El trabajo es un derecho reconocido como tal por la Constitución. Cinco millones de españoles arrojados a las puertas del desempleo, dice muy poco de una correcta situación de la sociedad. Cuando en el setenta y ocho aprobamos nuestra guía de derechos y obligaciones, nos comprometimos todos, absolutamente todos, a su cumplimiento íntegro. España se apeaba de una dictadura militar y ahora no puede permitir estar pisoteada por una dictadura económica. El mundo del dinero debe cumplir una función social en beneficio de la colectividad para que el mundo laboral no sea un conjunto de parias dependiente del capricho especulador de los poderosos.
Entramos en el Mercado Común Europeo y pronto evolucionamos hacia el concepto más elegante de Unión Europea. Nuestra capacidad de disfrazar la realidad con eufemismos hipócritas es inmensa. Ensanchamos nuestra dimensión nacional y llegamos a la conclusión de que Europa somos todos. Para engrasar el mercado y para guarecernos de los envites especulativos nos dimos una moneda común y en esas andábamos cuando llegaron Merkel y Sarkozy nos dimos cuenta que Europa era un dúo dinámico, protector de sus bancos, de su deuda, de sus exportaciones y que los demás éramos acólitos con sede en Bruselas. En realidad sólo recoge pelotas en ese tenis entre Francia y Alemania. Nos obligaron a tomar medidas conformes con la derecha que ambos mandatarios representan y sometieron incluso a gobiernos de izquierdas como el español a sus directrices. Se recortaron derechos, se rebajaron sueldos y pensiones, se llenaron las arcas bancarias, se encastillaron en una crisis que sirvió de coartada y por ahí vamos camino de la cartilla de racionamiento. A Grecia se le ahoga la democracia porque el euro destroza las urnas y ciega los votos. Lo ha dicho Papandreu: Otros nos cercan la economía, pero las decisiones democráticas son nuestras.
También a nivel nacional surgieron los merkel y los zarkozy. Nuestros empresarios se arrogaron el derecho de enseñar por qué caminos debe andar la economía. Se han desentendido de la obligación constitucional que les obliga y se han puesto a diagramar unas exigencias que conllevan la prerrogativa de la creación de empleo y las condiciones draconianas del despido informadas por sus beneficios. Son los dueños y señores del destino de todo aquel que por carecer de riqueza debe estar sometido al capricho mercantil de una nueva dictadura. Los cinco millones de parados son sólo, al parecer, consecuencia de una mala gestión del gobierno, pero en absoluto de la gestión especuladora de los poderosos. El derecho constitucional al trabajo ha dejado de serlo para convertirse en un derecho de pernada de los empresarios. Han mostrado sin sonrojo alguno la exigencia de un despido casi libre bajo la impudicia de los contratos fijos. ¿Qué fijeza puede tener un contrato de trabajo que puede ser denunciado por la empresa con una indemnización de doce días? “Hay que trabajar más y ganar menos” nos dijo Díaz Ferrán. Es ahora Rosell y su segundo, Arturo Fernández, los que exigen “la no satanización de la ‘salida’ laboral”, porque “cuanto más fácil sea la salida, más fácil será la entrada y la creación de empleo”. En fin, despido más barato, sencillo y a la carta.

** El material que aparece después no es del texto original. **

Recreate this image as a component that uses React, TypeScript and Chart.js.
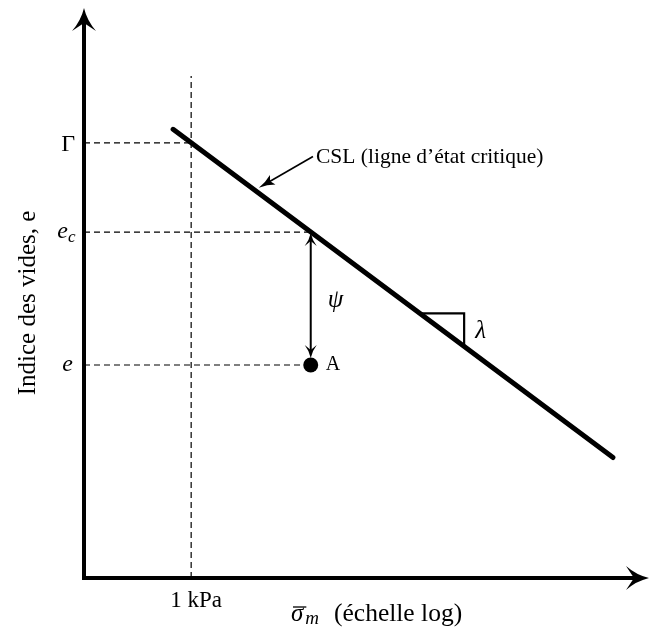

Y acuden al chantaje: “O se hacen esos cambios, o la cifra del paro va a seguir aumentando” Los cambios, dice D. Arturo, tienen que ser “brutales”. Los pacientes de esa tremenda brutalidad son los trabajadores. Da vergüenza escribir esto, pero es en realidad transcribir.

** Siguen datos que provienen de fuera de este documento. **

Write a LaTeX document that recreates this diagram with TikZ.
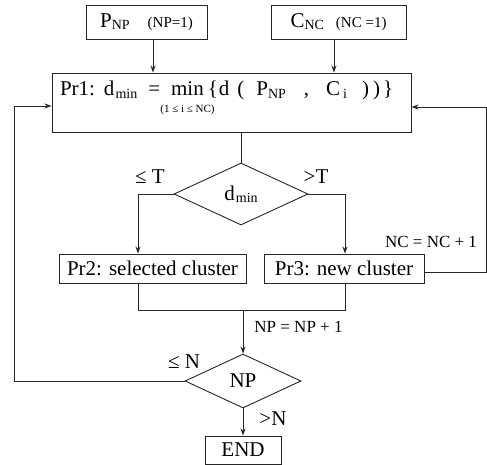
\documentclass[tikz,border=0pt]{standalone}
\usepackage{fontspec}
\setmainfont{Liberation Serif}
\usetikzlibrary{shapes.geometric,arrows.meta,calc}

% text sizes
\newcommand\bigtxt{\fontsize{21}{23}\selectfont}
\newcommand\midtxt{\fontsize{15}{17}\selectfont}
\newcommand\eqtxt{\fontsize{17}{19}\selectfont}
\newcommand\limtxt{\fontsize{11}{12}\selectfont}
% lowered, smaller index text
\newcommand\lowsub[1]{\raisebox{-2.5pt}{\fontsize{14}{14}\selectfont #1}}
% "min" with its range set underneath
\newcommand\minrange{\begin{tabular}[t]{@{}c@{}}min\\[-6pt]\makebox[0pt]{\limtxt(1 ≤ i ≤ NC)}\end{tabular}}

\begin{document}
\begin{tikzpicture}[x=1pt,y=-1pt,
  lineclr/.style={draw=black!85},
  box/.style={lineclr, rectangle, inner sep=0pt, line width=0.9pt, font=\bigtxt},
  decide/.style={lineclr, diamond, inner sep=0pt, line width=0.9pt, font=\bigtxt},
  link/.style={lineclr, line width=0.9pt},
  arr/.style={link, -{Stealth[length=7pt,width=5pt]}},
  lbl/.style={inner sep=0pt, font=\bigtxt},
  eqlbl/.style={inner sep=0pt, font=\eqtxt}]
\useasboundingbox (0,0) rectangle (487,465);

% boxes and decisions
\node[box, minimum width=121pt, minimum height=34pt] (pnp) at (146.5,22)
  {P\lowsub{NP}\hspace{18pt}{\midtxt(NP=1)}};
\node[box, minimum width=135pt, minimum height=34pt] (cnc) at (338.5,22)
  {C\lowsub{NC}\hspace{12pt}{\midtxt(NC =1)}};
\node[box, inner xsep=8pt, text height=23pt, text depth=36pt] (pr1) at (231.5,102.5)
  {\makebox[343pt][l]{Pr1:\hspace{9pt}d\hspace{1pt}\lowsub{min}\hspace{11pt}=\hspace{11pt}\minrange\hspace{4pt}\{\hspace{1pt}d\hspace{8pt}(\hspace{12pt}P\lowsub{NP}\hspace{18pt},\hspace{17pt}C\hspace{3pt}\lowsub{i}\hspace{15pt})\hspace{4pt})\hspace{3pt}\}}};
\node[decide, minimum width=134pt, minimum height=62pt] (d1) at (241,194)
  {d\hspace{1pt}\lowsub{min}};
\node[box, minimum width=187pt, minimum height=29pt] (pr2) at (152.5,268.5)
  {Pr2: selected cluster};
\node[box, minimum width=160pt, minimum height=29pt] (pr3) at (344,268.5)
  {Pr3: new cluster};
\node[decide, minimum width=116pt, minimum height=54pt] (np) at (243,381) {NP};
\node[box, minimum width=76pt, minimum height=28pt] (end) at (243,450) {END};

% connector bends
\coordinate (ax1) at (153,0);
\coordinate (ax2) at (334,0);
\coordinate (lb) at (138,0);
\coordinate (rb) at (345,0);
\coordinate (jl) at (138,310);
\coordinate (jr) at (345,310);
\coordinate (rr) at (0,272);
\coordinate (rloop) at (486,107);
\coordinate (lloop) at (14,106);

% connectors
\draw[arr] (pnp.south -| ax1) -- (pr1.north -| ax1);
\draw[arr] (cnc.south -| ax2) -- (pr1.north -| ax2);
\draw[link] (pr1.south -| d1.north) -- (d1.north);
\draw[arr] (d1.west) -| (pr2.north -| lb);
\draw[arr] (d1.east) -| (pr3.north -| rb);
\draw[arr] (pr3.east |- rr) -| (rloop) -- (pr1.east |- rloop);
\draw[link] (pr2.south -| jl) -- (jl) -- (jr) -- (pr3.south -| jr);
\draw[arr] (jl -| np.north) -- (np.north);
\draw[arr] (np.west) -| (lloop) -- (pr1.west |- lloop);
\draw[arr] (np.south) -- (end.north);

% branch labels
\node[lbl] (le1) at (150,177) {≤ T};
\node[lbl] (gt1) at (316,177) {>T};
\node[eqlbl] (ncinc) at (431,242) {NC = NC + 1};
\node[eqlbl] (npinc) at (298.5,327) {NP = NP + 1};
\node[lbl] (le2) at (184,362) {≤ N};
\node[lbl] (gt2) at (273,419) {>N};
\end{tikzpicture}
\end{document}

El mundo empresarial tiene así arrodillado al mundo trabajador. El trabajo ha dejado de ser un derecho para convertirse en un capricho de los que más tienen. Un empresario manifestaba a Jordi Evole en televisión: el rico crea riqueza y trabajo porque necesita que alguien limpie el casco de su yate. Es la proclamación más abyecta de la implantación de una esclavitud vergonzosa.
La Constitución es un imperativo para todos. Cuando los cargos electos juran o prometen sus cargos, juran o prometen cumplir y hacer cumplir la Constitución. Cuánto perjuro por las rojas alfombras del poder.